Here comes the march upon India. Kings successively submit. Porus alone dares to resist. With a numerous army he awaits the Macedonian on the Hydaspes. The two armies stand face to face on the opposite banks. Then occurs the episode of two youthful Greeks, Nicanor and Symmachus, born the same day, and attached like Nisus and Euryalus. Their perilous expedition fails, under pressure of numbers, and the two friends, cut off and wounded, after prodigies of valor, at last embrace, and die in each other’s arms. Then comes the great battle. Porus, vanquished, wounded, and a prisoner, is brought before Alexander. His noble spirit touches the generous heart of the conqueror, who restores his dominions, increases them, and places him in the number of friends:—

“Odium clementia vicit.”[356]

The gates of the East are now open. His movement has the terror of thunder breaking in the middle of the night,—

“Quem sequitur fragor, et fractæ collisio nubis.”[357]

A single city arrests the triumphant march. Alexander besieges it, and himself mounts the first to the assault. His men are driven back. Then from the top of the ladder, instead of leaping back, he throws himself into the city, and alone encounters the foe. Surrounded, belabored, wounded, he is about to perish, when his men, learning his peril, redouble their efforts, burst open the gates, inundate the place, and massacre the inhabitants. After a painful operation, Alexander is restored to his army and to his great plans of conquest. The joy of the soldiers, succeeding sorrow, is likened to that of sailors, who, after seeing the pilot overboard, and ready to be ingulfed by the raging floods, as Boreas plays the Bacchanal, “Borea bacchante,”[358] at last behold him rescued from the abyss and again at the helm. But the army is disturbed by preparation for distant maritime expeditions. Alexander avows that the world is too small for him; that, when it is all conquered, he will push on to subjugate another universe; that he will lead them to the Antipodes, and to another Nature; and that, if they refuse to accompany him, he will go forth alone, and offer himself as chief to other people. The army is on fire with this answer, and vow again never to abandon their king.

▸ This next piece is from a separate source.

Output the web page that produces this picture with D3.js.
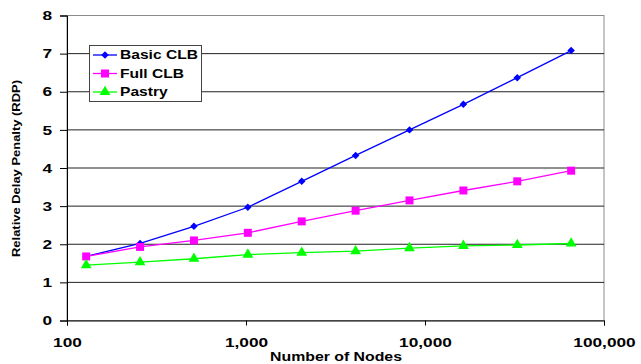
<!DOCTYPE html>
<html><head><meta charset="utf-8">
<script src="https://cdn.jsdelivr.net/npm/d3@7"></script>
<style>body{margin:0;background:#fff;}svg{display:block;font-family:"Liberation Sans",Arial,sans-serif;}</style>
</head><body><svg id="c" width="641" height="364"></svg>
<script>
const nodes = [128, 256, 512, 1024, 2048, 4096, 8192, 16384, 32768, 65536];
const basicCLB = [1.68, 2.02, 2.47, 2.97, 3.65, 4.33, 5.0, 5.67, 6.37, 7.08];
const fullCLB = [1.68, 1.93, 2.1, 2.3, 2.6, 2.88, 3.15, 3.41, 3.65, 3.93];
const pastry = [1.45, 1.53, 1.62, 1.73, 1.78, 1.82, 1.9, 1.96, 1.98, 2.02];
const xTicks = [100, 1000, 10000, 100000];
const yTicks = [0, 1, 2, 3, 4, 5, 6, 7, 8];
const seriesNames = ["Basic CLB", "Full CLB", "Pastry"];

const series = [
  {name: seriesNames[0], values: basicCLB, color: "#0000ff", sym: d3.symbolSquare, size: 28, rot: 45},
  {name: seriesNames[1], values: fullCLB, color: "#ff00ff", sym: d3.symbolSquare, size: 64, rot: 0},
  {name: seriesNames[2], values: pastry, color: "#00ff00", sym: d3.symbolTriangle, size: 50, rot: 0}
];

const SX = 1.33; // horizontal stretch of the text in the reference
const FF = "Liberation Sans, Arial, sans-serif";
const svg = d3.select("#c");
const L = 67, R = 604, T = 15.5, B = 320.5;
const x = d3.scaleLog().domain([100, 100000]).range([L, R]);
const y = d3.scaleLinear().domain([0, 8]).range([B, T]);

// plot border (gray)
svg.append("rect").attr("x", L).attr("y", T).attr("width", R - L).attr("height", B - T)
  .attr("fill", "none").attr("stroke", "#8a8a8a").attr("stroke-width", 1);

// gridlines
svg.append("g").selectAll("line").data(yTicks.filter(d => d > 0 && d < 8)).join("line")
  .attr("x1", L).attr("x2", R).attr("y1", d => y(d)).attr("y2", d => y(d))
  .attr("stroke", "#222").attr("stroke-width", 1);

// y axis
const yAxis = svg.append("g").attr("transform", `translate(${L},0)`)
  .call(d3.axisLeft(y).tickValues(yTicks).tickSize(7).tickPadding(8).tickFormat(d3.format("d")));
yAxis.select(".domain").attr("stroke", "#000");
yAxis.selectAll("text").attr("font-size", 13).attr("font-weight", "bold").attr("fill", "#000")
  .attr("font-family", FF).attr("x", -15 / SX).attr("transform", `scale(${SX},1)`);

// x axis
const xAxis = svg.append("g").attr("transform", `translate(0,${B})`)
  .call(d3.axisBottom(x).tickValues(xTicks).tickSize(5).tickPadding(12).tickFormat(d3.format(",")));
xAxis.select(".domain").attr("stroke", "#000");
xAxis.selectAll("text").attr("font-size", 13).attr("font-weight", "bold").attr("fill", "#000")
  .attr("font-family", FF).attr("transform", `scale(${SX},1)`);

// lines and markers
const line = d3.line().x((d, i) => x(nodes[i])).y(d => y(d));
series.forEach(s => {
  svg.append("path").datum(s.values).attr("d", line)
    .attr("fill", "none").attr("stroke", s.color).attr("stroke-width", 1.3);
  svg.append("g").selectAll("path").data(s.values).join("path")
    .attr("transform", (d, i) => `translate(${x(nodes[i])},${y(d)}) rotate(${s.rot})`)
    .attr("d", d3.symbol().type(s.sym).size(s.size))
    .attr("fill", s.color);
});

// legend
const lg = svg.append("g");
lg.append("rect").attr("x", 89.5).attr("y", 45.5).attr("width", 112).attr("height", 56)
  .attr("fill", "#fff").attr("stroke", "#444").attr("stroke-width", 1);
series.forEach((s, i) => {
  const yy = 55 + i * 18.5;
  lg.append("line").attr("x1", 93).attr("x2", 117).attr("y1", yy).attr("y2", yy)
    .attr("stroke", s.color).attr("stroke-width", 1.3);
  lg.append("path").attr("transform", `translate(105,${yy}) rotate(${s.rot})`)
    .attr("d", d3.symbol().type(s.sym).size(s.size)).attr("fill", s.color);
  lg.append("text").attr("transform", `translate(120,${yy}) scale(1.3,1)`).attr("dy", "0.36em")
    .attr("font-size", 12).attr("font-weight", "bold").text(s.name);
});

// axis titles
svg.append("text").attr("transform", `translate(15.5,168.5) scale(1.3,1) rotate(-90)`)
  .attr("text-anchor", "middle").attr("dy", "0.35em").attr("font-size", 9).attr("font-weight", "bold")
  .attr("textLength", 177).attr("lengthAdjust", "spacingAndGlyphs")
  .text("Relative Delay Penalty (RDP)");
svg.append("text").attr("transform", `translate(336,361) scale(1.32,1)`).attr("text-anchor", "middle")
  .attr("font-size", 12).attr("font-weight", "bold").text("Number of Nodes");
</script></body></html>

The tenth book is the last. Nature, indignant that a mortal should venture to penetrate her hidden places, suspends unfinished works, and descends to the lower world for succor against the conqueror. Before the gates of Erebus, under the walls of the Stygian city,—

“Ante fores Erebi, Stygiæ sub mœnibus urbis,”[359]

are sisters, monsters of the earth, representing every vice,—thirst of gold, drunkenness, gluttony, treachery, detraction, envy, hypocrisy, adulation. In a distant recess is a perpetual furnace, where crimes are punished, but not with equal flames, as some are tormented more lightly and others more severely. Leviathan is in the midst of his furnace; but he drops his serpent form, and assumes the divine aspect he had worn when wishing to share the high Olympus,—

“Cum sidere solis

Clarior intumuit, tantamque superbia mentem

Extulit, ut summum partiri vellet Olympum.”[360]

To him the stranger appeals against the projects of Alexander, which extend on one side to the unknown sources of the Nile and the Garden of Paradise, and on the other to the Antipodes and ancient Chaos. The infernal monarch convenes his assembly on the plains where agonize the souls of the wicked in undying torments,—

“quibus mors

Est non posse mori,”[361]

and where, as in the Inferno of Dante, ice and snow, as well as fire, are punishments. The satraps of Styx are collected, and the ancient Serpent addresses sibilations from his hoarse throat:—

“Hic ubi collecti satrapæ Stygis et tenebrarum,

Consedere duces, et gutture sibila rauco

Edidit antiquus serpens.”[362]

He commands the death of the Macedonian king before his plans can be executed. Treason rises and proposes poison. All Hell applauds; and Treason, in disguise, fares forth to instruct the agent. The whole scene suggests sometimes Dante and sometimes Milton. Each was doubtless familiar with it. Meanwhile Alexander returns to Babylon. The universe is in suspense, not knowing to which side he will direct his arms. From all quarters ambassadors come to his feet. In the pride of power he is universal lord. At a feast, surrounded by friends, he drinks the fatal cup. His end approaches, showing to the last grandeur and courage. The poet closes, as he began, with salutation to his patron.


Such is the sketch of a curiosity of literature. It is interesting to look upon this little book, which for a time played so considerable a part; to imagine the youthful students once nurtured by it; to recognize its relations to an age when darkness was slowly yielding to light; to note its possible suggestions to great poets who followed, especially to Dante; and to behold it lost from human knowledge, and absolutely forgotten, until saved by a single verse, which, from its completeness of form and its proverbial character, must live as long as the Latin language. The verse does not occupy much room; but it is a sure fee-simple for the poet. And are we not told by an ancient, that it is something, in whatsoever place or corner, to have made one’s self master of a spot big enough for a single lizard?

“Est aliquid, quocumque loco, quocumque recessu,

Unius sese dominum fecisse lacertæ.”[363]

A poem of ten books shrinks to a very petty space. There is a balm of a thousand flowers, and here a single hexameter is the express essence of many times a thousand verses. It was the jest of Hamlet, conversing with Horatio in the churchyard, that the noble Alexander, returning to dust and loam, had stopped a bung-hole. But the memorable poem celebrating him, while reduced as much, may be put to far higher and more enduring use.